John G. Ryden and Yale University Press

August 3, 1984

Yale University Press is housed in a former chapel on the edge of its Ivy League campus. Although the offices are in a quirky building, the press operations run smoothly. Numerous passages and stairways lead to small offices, each decorated to fit the tastes of its occupant. In alcoves of the high-ceilinged former chapel, copy editors edit, while workmen and packing crates portend the installation of a computer system.

In staffing, premises, and its catalog, Yale University Press blends old and new to issue highly respected books for scholars.

John G. Ryden, who came to Yale in 1979 with a career in trade and university press publishing, sees the role of a university press to be twofold: ''to publish what otherwise could not be published,'' and ''to treat the works in a special way.''

''The essential part of our mission,'' says Mr. Ryden, ''is to make it possible for the scholar to publish his very first book. We expect to do that and to publish the kinds of books that represent many years of labor but have a tiny audience. We also give our books the care and attention that they must have before they can be published, including careful editing and attention to detail. Then we ensure that they will be produced on paper that will outlive the libraries and that they will be kept in print for many, many years.'' He smiles, ''We do this not without regard to how much it costs, but with an eye that must first of all deliver a book of the highest quality and then hope to God that the institution can survive that!''

Yale's offerings cover a broad range under the rubric ''scholarly,'' from monographs to editions of primary sources, reference works and educational materials, to works of synthesis or interpretation: scholarship that goes beyond reporting to other specialists in the field and has an audience of scholars and informed general readers.
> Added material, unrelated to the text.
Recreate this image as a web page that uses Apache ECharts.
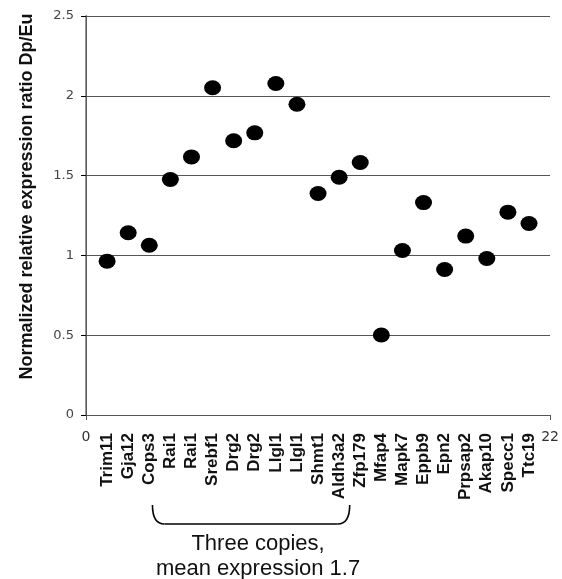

At present, this type of book stirs the most interest at Yale. ''A few years ago,'' Ryden explains, ''we were doing two or three, or four, of these books a season - up front in the catalog, as it were; now we're doing as many as 10 or 12. We are looking for this kind of book more aggressively as we are increasingly able to step into an arena that was once the purview of trade houses.''

The lead title in Yale's Fall 1984 catalog is ''The Chronicle of the Lodz Ghetto, 1941-1944,'' which documents the ''liquidation'' of the Jewish ghetto in Lodz, Poland. It was important to the editor, Lucjen Dobroszyck, himself a survivor of Lodz, that the book be handled sensitively and marketed as an accurate document, rather than as an exploitation of horror.

When books like this sell well, they help support less profitable titles. But Ryden stresses that paperbacks and reference books can also be gainers. As an example, he pulls down two volumes from his shelf. They are Huffman and Proum's ''English-Khmer Dictionary,'' a work that reflects Yale's strengths in languages. ''We expected it to sell 500 copies when we published it in 1978. It eventually sold 15,000. It amazed us. It delighted us!'' Ryden beams.

Another profitmaker is ''A Handbook of Clinical Dietetics.'' ''Practicing dieticians simply must have it,'' he explains. Ryden is looking forward to filling another gap in scholarship with a handbook of Russian literature to be issued in the spring of 1985.

Ryden, who is ''an editor by inclination, training, and instinct,'' guides a staff that chooses manuscripts for their contribution to knowledge.